— begin DATA SECTION —
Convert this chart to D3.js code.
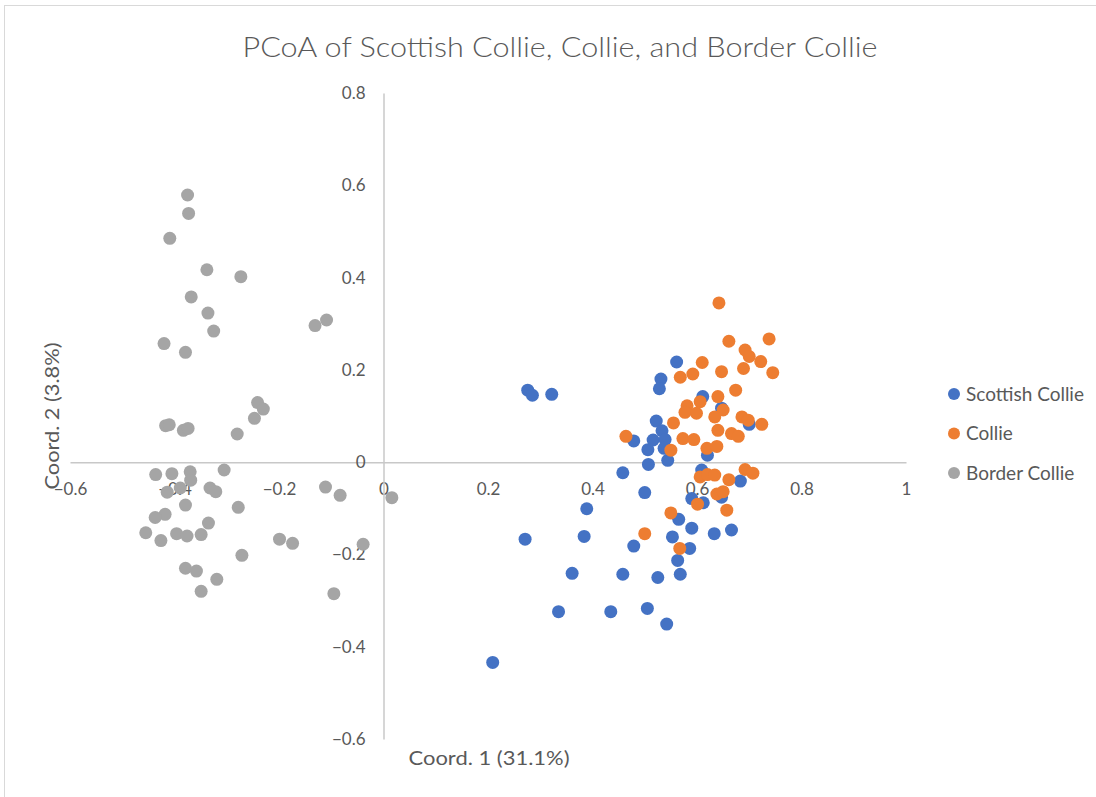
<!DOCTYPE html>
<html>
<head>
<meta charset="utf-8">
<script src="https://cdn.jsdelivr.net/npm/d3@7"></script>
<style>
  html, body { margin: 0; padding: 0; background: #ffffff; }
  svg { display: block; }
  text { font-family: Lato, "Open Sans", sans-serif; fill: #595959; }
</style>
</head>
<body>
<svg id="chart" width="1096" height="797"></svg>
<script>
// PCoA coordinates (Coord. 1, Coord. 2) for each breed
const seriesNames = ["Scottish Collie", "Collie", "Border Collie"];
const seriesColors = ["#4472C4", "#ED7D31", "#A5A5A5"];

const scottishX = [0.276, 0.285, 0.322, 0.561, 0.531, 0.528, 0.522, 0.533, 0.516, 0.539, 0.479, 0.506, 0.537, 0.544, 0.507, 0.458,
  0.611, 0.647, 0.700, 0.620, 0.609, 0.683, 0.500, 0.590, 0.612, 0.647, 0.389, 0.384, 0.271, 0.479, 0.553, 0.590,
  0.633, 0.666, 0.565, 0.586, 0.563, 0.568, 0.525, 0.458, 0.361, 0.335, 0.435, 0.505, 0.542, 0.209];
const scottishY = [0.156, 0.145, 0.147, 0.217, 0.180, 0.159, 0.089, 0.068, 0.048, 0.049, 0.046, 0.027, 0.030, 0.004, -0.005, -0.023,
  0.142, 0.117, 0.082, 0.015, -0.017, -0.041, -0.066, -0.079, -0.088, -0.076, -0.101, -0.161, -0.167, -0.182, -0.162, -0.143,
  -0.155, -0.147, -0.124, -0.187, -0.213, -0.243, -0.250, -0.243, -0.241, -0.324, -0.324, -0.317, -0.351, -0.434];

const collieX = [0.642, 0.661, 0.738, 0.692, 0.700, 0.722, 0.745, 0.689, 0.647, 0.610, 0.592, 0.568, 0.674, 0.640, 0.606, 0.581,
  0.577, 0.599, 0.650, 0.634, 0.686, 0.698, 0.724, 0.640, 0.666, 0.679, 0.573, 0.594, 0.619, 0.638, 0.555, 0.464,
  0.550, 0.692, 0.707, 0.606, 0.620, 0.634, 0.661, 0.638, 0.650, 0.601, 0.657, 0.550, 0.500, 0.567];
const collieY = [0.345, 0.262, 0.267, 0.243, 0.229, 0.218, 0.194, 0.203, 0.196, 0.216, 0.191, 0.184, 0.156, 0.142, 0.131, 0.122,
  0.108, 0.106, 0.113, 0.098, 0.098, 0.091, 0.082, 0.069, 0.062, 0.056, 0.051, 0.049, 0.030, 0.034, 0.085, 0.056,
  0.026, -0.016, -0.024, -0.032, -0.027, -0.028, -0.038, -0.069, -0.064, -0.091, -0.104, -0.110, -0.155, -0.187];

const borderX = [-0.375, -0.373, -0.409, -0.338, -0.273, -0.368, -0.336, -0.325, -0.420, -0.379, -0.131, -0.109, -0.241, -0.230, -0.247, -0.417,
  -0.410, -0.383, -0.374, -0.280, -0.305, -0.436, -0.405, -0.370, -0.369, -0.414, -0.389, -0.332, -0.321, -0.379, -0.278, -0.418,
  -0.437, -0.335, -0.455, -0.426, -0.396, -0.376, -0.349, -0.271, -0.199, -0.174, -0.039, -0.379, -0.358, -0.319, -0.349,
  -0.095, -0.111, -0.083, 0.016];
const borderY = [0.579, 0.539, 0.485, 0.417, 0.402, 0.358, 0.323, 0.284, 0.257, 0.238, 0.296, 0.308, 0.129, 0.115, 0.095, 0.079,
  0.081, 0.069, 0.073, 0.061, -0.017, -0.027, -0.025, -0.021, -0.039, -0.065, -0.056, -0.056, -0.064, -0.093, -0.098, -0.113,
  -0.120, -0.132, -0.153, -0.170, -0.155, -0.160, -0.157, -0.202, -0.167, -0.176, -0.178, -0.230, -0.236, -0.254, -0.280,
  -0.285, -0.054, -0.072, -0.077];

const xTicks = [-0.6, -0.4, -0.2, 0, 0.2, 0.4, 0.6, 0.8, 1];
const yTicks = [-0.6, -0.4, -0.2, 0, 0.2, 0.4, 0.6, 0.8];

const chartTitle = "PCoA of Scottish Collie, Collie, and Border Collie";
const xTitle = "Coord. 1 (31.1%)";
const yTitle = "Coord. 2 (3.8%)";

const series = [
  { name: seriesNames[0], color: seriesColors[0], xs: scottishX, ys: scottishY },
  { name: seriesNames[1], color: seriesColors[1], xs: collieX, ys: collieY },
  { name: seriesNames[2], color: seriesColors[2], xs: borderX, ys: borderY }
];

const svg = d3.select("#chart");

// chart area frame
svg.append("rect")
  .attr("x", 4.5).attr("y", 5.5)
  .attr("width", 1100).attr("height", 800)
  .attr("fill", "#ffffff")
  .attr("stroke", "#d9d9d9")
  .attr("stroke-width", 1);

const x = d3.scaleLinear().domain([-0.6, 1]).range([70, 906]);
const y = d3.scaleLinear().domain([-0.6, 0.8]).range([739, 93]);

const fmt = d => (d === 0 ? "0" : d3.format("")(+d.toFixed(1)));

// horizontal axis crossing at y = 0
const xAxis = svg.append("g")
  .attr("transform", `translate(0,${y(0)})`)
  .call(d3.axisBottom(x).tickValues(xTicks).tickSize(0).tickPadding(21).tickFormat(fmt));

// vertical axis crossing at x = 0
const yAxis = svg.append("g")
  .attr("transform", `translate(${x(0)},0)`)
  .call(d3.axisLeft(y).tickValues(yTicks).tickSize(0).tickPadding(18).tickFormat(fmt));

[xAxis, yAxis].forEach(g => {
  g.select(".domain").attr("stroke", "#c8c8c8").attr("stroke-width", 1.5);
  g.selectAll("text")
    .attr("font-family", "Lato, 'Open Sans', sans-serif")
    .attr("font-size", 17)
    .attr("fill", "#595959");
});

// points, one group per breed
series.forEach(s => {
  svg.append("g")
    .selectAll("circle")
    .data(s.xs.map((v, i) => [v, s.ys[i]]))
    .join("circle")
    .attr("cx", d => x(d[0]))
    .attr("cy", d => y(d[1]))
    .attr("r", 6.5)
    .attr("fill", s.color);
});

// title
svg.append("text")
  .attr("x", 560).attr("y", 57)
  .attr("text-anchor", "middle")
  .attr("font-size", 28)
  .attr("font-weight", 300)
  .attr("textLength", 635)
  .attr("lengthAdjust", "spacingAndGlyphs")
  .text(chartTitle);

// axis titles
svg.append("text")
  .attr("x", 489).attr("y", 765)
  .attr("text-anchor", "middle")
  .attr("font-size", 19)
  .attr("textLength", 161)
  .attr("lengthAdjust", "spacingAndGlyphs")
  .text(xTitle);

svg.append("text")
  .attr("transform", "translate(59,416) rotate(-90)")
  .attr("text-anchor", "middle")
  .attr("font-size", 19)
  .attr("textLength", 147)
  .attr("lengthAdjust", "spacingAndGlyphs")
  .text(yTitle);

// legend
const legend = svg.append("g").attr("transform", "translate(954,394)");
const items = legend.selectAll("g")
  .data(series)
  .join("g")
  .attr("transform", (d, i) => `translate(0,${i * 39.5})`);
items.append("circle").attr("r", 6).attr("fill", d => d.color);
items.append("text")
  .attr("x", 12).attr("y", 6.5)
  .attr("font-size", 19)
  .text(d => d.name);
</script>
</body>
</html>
— end DATA SECTION —
(THE EXERCISE):
Your copy of the data should match it exactly, except that pictures are left out.

(RESULT FOR THIS EXERCISE):
Convert this chart to D3.js code.
<!DOCTYPE html>
<html>
<head>
<meta charset="utf-8">
<script src="https://cdn.jsdelivr.net/npm/d3@7"></script>
<style>
  html, body { margin: 0; padding: 0; background: #ffffff; }
  svg { display: block; }
  text { font-family: Lato, "Open Sans", sans-serif; fill: #595959; }
</style>
</head>
<body>
<svg id="chart" width="1096" height="797"></svg>
<script>
// PCoA coordinates (Coord. 1, Coord. 2) for each breed
const seriesNames = ["Scottish Collie", "Collie", "Border Collie"];
const seriesColors = ["#4472C4", "#ED7D31", "#A5A5A5"];

const scottishX = [0.276, 0.285, 0.322, 0.561, 0.531, 0.528, 0.522, 0.533, 0.516, 0.539, 0.479, 0.506, 0.537, 0.544, 0.507, 0.458,
  0.611, 0.647, 0.700, 0.620, 0.609, 0.683, 0.500, 0.590, 0.612, 0.647, 0.389, 0.384, 0.271, 0.479, 0.553, 0.590,
  0.633, 0.666, 0.565, 0.586, 0.563, 0.568, 0.525, 0.458, 0.361, 0.335, 0.435, 0.505, 0.542, 0.209];
const scottishY = [0.156, 0.145, 0.147, 0.217, 0.180, 0.159, 0.089, 0.068, 0.048, 0.049, 0.046, 0.027, 0.030, 0.004, -0.005, -0.023,
  0.142, 0.117, 0.082, 0.015, -0.017, -0.041, -0.066, -0.079, -0.088, -0.076, -0.101, -0.161, -0.167, -0.182, -0.162, -0.143,
  -0.155, -0.147, -0.124, -0.187, -0.213, -0.243, -0.250, -0.243, -0.241, -0.324, -0.324, -0.317, -0.351, -0.434];

const collieX = [0.642, 0.661, 0.738, 0.692, 0.700, 0.722, 0.745, 0.689, 0.647, 0.610, 0.592, 0.568, 0.674, 0.640, 0.606, 0.581,
  0.577, 0.599, 0.650, 0.634, 0.686, 0.698, 0.724, 0.640, 0.666, 0.679, 0.573, 0.594, 0.619, 0.638, 0.555, 0.464,
  0.550, 0.692, 0.707, 0.606, 0.620, 0.634, 0.661, 0.638, 0.650, 0.601, 0.657, 0.550, 0.500, 0.567];
const collieY = [0.345, 0.262, 0.267, 0.243, 0.229, 0.218, 0.194, 0.203, 0.196, 0.216, 0.191, 0.184, 0.156, 0.142, 0.131, 0.122,
  0.108, 0.106, 0.113, 0.098, 0.098, 0.091, 0.082, 0.069, 0.062, 0.056, 0.051, 0.049, 0.030, 0.034, 0.085, 0.056,
  0.026, -0.016, -0.024, -0.032, -0.027, -0.028, -0.038, -0.069, -0.064, -0.091, -0.104, -0.110, -0.155, -0.187];

const borderX = [-0.375, -0.373, -0.409, -0.338, -0.273, -0.368, -0.336, -0.325, -0.420, -0.379, -0.131, -0.109, -0.241, -0.230, -0.247, -0.417,
  -0.410, -0.383, -0.374, -0.280, -0.305, -0.436, -0.405, -0.370, -0.369, -0.414, -0.389, -0.332, -0.321, -0.379, -0.278, -0.418,
  -0.437, -0.335, -0.455, -0.426, -0.396, -0.376, -0.349, -0.271, -0.199, -0.174, -0.039, -0.379, -0.358, -0.319, -0.349,
  -0.095, -0.111, -0.083, 0.016];
const borderY = [0.579, 0.539, 0.485, 0.417, 0.402, 0.358, 0.323, 0.284, 0.257, 0.238, 0.296, 0.308, 0.129, 0.115, 0.095, 0.079,
  0.081, 0.069, 0.073, 0.061, -0.017, -0.027, -0.025, -0.021, -0.039, -0.065, -0.056, -0.056, -0.064, -0.093, -0.098, -0.113,
  -0.120, -0.132, -0.153, -0.170, -0.155, -0.160, -0.157, -0.202, -0.167, -0.176, -0.178, -0.230, -0.236, -0.254, -0.280,
  -0.285, -0.054, -0.072, -0.077];

const xTicks = [-0.6, -0.4, -0.2, 0, 0.2, 0.4, 0.6, 0.8, 1];
const yTicks = [-0.6, -0.4, -0.2, 0, 0.2, 0.4, 0.6, 0.8];

const chartTitle = "PCoA of Scottish Collie, Collie, and Border Collie";
const xTitle = "Coord. 1 (31.1%)";
const yTitle = "Coord. 2 (3.8%)";

const series = [
  { name: seriesNames[0], color: seriesColors[0], xs: scottishX, ys: scottishY },
  { name: seriesNames[1], color: seriesColors[1], xs: collieX, ys: collieY },
  { name: seriesNames[2], color: seriesColors[2], xs: borderX, ys: borderY }
];

const svg = d3.select("#chart");

// chart area frame
svg.append("rect")
  .attr("x", 4.5).attr("y", 5.5)
  .attr("width", 1100).attr("height", 800)
  .attr("fill", "#ffffff")
  .attr("stroke", "#d9d9d9")
  .attr("stroke-width", 1);

const x = d3.scaleLinear().domain([-0.6, 1]).range([70, 906]);
const y = d3.scaleLinear().domain([-0.6, 0.8]).range([739, 93]);

const fmt = d => (d === 0 ? "0" : d3.format("")(+d.toFixed(1)));

// horizontal axis crossing at y = 0
const xAxis = svg.append("g")
  .attr("transform", `translate(0,${y(0)})`)
  .call(d3.axisBottom(x).tickValues(xTicks).tickSize(0).tickPadding(21).tickFormat(fmt));

// vertical axis crossing at x = 0
const yAxis = svg.append("g")
  .attr("transform", `translate(${x(0)},0)`)
  .call(d3.axisLeft(y).tickValues(yTicks).tickSize(0).tickPadding(18).tickFormat(fmt));

[xAxis, yAxis].forEach(g => {
  g.select(".domain").attr("stroke", "#c8c8c8").attr("stroke-width", 1.5);
  g.selectAll("text")
    .attr("font-family", "Lato, 'Open Sans', sans-serif")
    .attr("font-size", 17)
    .attr("fill", "#595959");
});

// points, one group per breed
series.forEach(s => {
  svg.append("g")
    .selectAll("circle")
    .data(s.xs.map((v, i) => [v, s.ys[i]]))
    .join("circle")
    .attr("cx", d => x(d[0]))
    .attr("cy", d => y(d[1]))
    .attr("r", 6.5)
    .attr("fill", s.color);
});

// title
svg.append("text")
  .attr("x", 560).attr("y", 57)
  .attr("text-anchor", "middle")
  .attr("font-size", 28)
  .attr("font-weight", 300)
  .attr("textLength", 635)
  .attr("lengthAdjust", "spacingAndGlyphs")
  .text(chartTitle);

// axis titles
svg.append("text")
  .attr("x", 489).attr("y", 765)
  .attr("text-anchor", "middle")
  .attr("font-size", 19)
  .attr("textLength", 161)
  .attr("lengthAdjust", "spacingAndGlyphs")
  .text(xTitle);

svg.append("text")
  .attr("transform", "translate(59,416) rotate(-90)")
  .attr("text-anchor", "middle")
  .attr("font-size", 19)
  .attr("textLength", 147)
  .attr("lengthAdjust", "spacingAndGlyphs")
  .text(yTitle);

// legend
const legend = svg.append("g").attr("transform", "translate(954,394)");
const items = legend.selectAll("g")
  .data(series)
  .join("g")
  .attr("transform", (d, i) => `translate(0,${i * 39.5})`);
items.append("circle").attr("r", 6).attr("fill", d => d.color);
items.append("text")
  .attr("x", 12).attr("y", 6.5)
  .attr("font-size", 19)
  .text(d => d.name);
</script>
</body>
</html>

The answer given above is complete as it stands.